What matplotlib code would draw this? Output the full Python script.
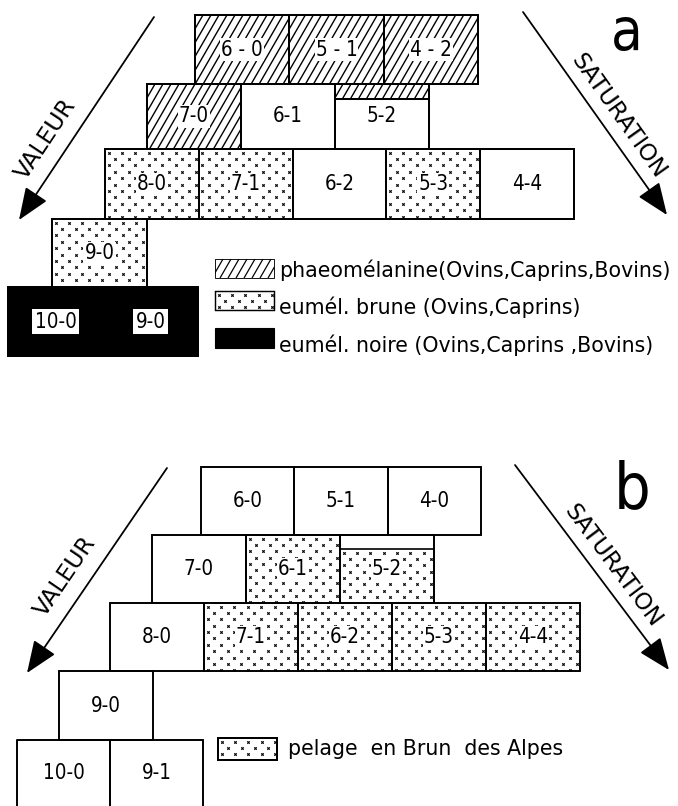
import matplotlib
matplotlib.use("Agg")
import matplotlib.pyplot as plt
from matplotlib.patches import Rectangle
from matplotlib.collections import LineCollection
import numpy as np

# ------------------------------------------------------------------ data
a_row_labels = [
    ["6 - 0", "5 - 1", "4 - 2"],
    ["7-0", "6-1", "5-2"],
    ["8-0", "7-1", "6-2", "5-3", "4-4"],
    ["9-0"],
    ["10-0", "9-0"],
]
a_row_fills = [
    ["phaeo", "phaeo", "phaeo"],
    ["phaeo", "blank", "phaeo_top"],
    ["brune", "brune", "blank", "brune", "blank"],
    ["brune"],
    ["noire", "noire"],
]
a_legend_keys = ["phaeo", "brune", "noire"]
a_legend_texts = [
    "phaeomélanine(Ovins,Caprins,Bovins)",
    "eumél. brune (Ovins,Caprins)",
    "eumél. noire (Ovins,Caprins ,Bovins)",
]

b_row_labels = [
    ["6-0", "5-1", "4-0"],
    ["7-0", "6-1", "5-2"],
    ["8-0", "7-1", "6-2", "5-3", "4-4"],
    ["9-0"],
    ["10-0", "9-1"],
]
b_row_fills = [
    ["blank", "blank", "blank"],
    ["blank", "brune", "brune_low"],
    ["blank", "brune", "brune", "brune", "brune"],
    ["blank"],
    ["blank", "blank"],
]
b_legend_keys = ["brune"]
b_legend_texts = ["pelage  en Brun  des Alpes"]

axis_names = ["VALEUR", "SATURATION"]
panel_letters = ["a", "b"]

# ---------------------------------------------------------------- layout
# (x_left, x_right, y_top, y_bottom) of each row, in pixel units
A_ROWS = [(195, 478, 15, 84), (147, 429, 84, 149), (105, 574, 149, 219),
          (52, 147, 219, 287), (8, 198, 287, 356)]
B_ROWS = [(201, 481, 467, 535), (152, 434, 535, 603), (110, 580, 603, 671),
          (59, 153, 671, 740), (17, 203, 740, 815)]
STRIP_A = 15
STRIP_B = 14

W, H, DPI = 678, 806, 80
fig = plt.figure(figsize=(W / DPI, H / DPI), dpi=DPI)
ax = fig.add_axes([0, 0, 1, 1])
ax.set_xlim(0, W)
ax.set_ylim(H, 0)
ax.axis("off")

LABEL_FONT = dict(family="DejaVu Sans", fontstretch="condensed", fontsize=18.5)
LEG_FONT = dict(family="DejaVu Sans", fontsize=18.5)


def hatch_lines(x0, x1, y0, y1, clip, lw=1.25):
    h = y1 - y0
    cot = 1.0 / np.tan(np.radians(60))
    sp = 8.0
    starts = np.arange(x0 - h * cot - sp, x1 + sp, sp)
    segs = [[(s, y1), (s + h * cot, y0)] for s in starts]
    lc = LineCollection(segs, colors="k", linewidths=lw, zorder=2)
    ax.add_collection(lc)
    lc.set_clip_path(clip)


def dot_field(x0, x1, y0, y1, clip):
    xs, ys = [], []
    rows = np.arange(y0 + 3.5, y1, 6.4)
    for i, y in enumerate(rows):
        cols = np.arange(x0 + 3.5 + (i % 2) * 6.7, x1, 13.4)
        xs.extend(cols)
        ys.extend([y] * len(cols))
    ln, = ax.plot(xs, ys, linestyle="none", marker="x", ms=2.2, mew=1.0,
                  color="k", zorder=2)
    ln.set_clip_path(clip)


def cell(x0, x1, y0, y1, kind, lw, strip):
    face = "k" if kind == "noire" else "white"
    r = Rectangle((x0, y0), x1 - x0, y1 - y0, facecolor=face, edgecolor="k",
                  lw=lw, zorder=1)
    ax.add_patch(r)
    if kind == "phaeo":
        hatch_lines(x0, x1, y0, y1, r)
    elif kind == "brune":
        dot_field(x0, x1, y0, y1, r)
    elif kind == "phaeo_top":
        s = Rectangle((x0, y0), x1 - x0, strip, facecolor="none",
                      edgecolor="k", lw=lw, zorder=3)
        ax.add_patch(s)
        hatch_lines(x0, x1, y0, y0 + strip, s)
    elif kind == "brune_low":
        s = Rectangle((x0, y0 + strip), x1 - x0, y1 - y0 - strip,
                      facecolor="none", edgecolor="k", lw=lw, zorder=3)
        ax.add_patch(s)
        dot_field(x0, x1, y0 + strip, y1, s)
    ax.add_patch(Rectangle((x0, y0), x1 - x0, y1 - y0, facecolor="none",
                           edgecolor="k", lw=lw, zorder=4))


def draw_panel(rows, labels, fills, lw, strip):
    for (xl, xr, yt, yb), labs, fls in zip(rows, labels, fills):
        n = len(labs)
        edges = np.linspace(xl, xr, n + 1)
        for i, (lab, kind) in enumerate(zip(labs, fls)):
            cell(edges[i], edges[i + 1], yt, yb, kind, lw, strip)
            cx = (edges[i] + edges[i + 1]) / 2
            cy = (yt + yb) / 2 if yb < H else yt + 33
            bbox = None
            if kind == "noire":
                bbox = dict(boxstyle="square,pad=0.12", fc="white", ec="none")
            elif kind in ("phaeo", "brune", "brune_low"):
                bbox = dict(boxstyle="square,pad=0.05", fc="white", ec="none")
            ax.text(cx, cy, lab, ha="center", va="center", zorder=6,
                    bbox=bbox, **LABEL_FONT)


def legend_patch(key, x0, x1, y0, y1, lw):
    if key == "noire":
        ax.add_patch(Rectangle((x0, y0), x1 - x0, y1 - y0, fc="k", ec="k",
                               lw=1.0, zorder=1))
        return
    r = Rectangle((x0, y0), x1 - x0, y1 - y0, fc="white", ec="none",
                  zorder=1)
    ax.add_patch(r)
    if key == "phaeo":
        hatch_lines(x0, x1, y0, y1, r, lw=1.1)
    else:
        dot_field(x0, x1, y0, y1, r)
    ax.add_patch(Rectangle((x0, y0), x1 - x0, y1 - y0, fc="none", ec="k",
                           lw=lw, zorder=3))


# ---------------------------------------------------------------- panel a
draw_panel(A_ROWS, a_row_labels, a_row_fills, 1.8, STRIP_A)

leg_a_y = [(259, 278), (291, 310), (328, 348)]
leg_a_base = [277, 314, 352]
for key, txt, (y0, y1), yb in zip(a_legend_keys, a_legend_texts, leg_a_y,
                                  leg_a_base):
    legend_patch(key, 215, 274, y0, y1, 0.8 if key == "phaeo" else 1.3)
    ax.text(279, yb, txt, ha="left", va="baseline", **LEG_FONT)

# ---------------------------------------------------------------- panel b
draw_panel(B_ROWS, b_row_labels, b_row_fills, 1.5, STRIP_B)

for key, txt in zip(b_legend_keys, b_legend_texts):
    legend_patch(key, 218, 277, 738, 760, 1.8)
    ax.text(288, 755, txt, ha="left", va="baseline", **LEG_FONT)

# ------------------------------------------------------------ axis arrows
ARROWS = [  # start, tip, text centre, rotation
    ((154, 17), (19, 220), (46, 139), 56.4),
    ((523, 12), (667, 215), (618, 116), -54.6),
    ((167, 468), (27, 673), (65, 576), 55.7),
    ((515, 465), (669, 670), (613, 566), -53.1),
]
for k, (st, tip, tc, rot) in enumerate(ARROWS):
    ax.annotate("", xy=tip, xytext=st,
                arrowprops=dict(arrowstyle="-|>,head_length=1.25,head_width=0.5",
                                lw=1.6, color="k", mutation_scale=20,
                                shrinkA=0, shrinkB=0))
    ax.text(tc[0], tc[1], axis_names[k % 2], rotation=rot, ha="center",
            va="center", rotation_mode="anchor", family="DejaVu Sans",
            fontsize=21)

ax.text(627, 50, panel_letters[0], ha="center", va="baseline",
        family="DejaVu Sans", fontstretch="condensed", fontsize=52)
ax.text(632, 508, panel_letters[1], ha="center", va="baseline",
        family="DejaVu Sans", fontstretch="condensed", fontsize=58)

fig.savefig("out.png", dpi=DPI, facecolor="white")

◆ **Requirements**
Restate the material word for word from its first line through the line containing "import numpy as np", both included; the pictures do not belong in it.

◆ **Exercise answer**
What matplotlib code would draw this? Output the full Python script.
import matplotlib
matplotlib.use("Agg")
import matplotlib.pyplot as plt
from matplotlib.patches import Rectangle
from matplotlib.collections import LineCollection
import numpy as np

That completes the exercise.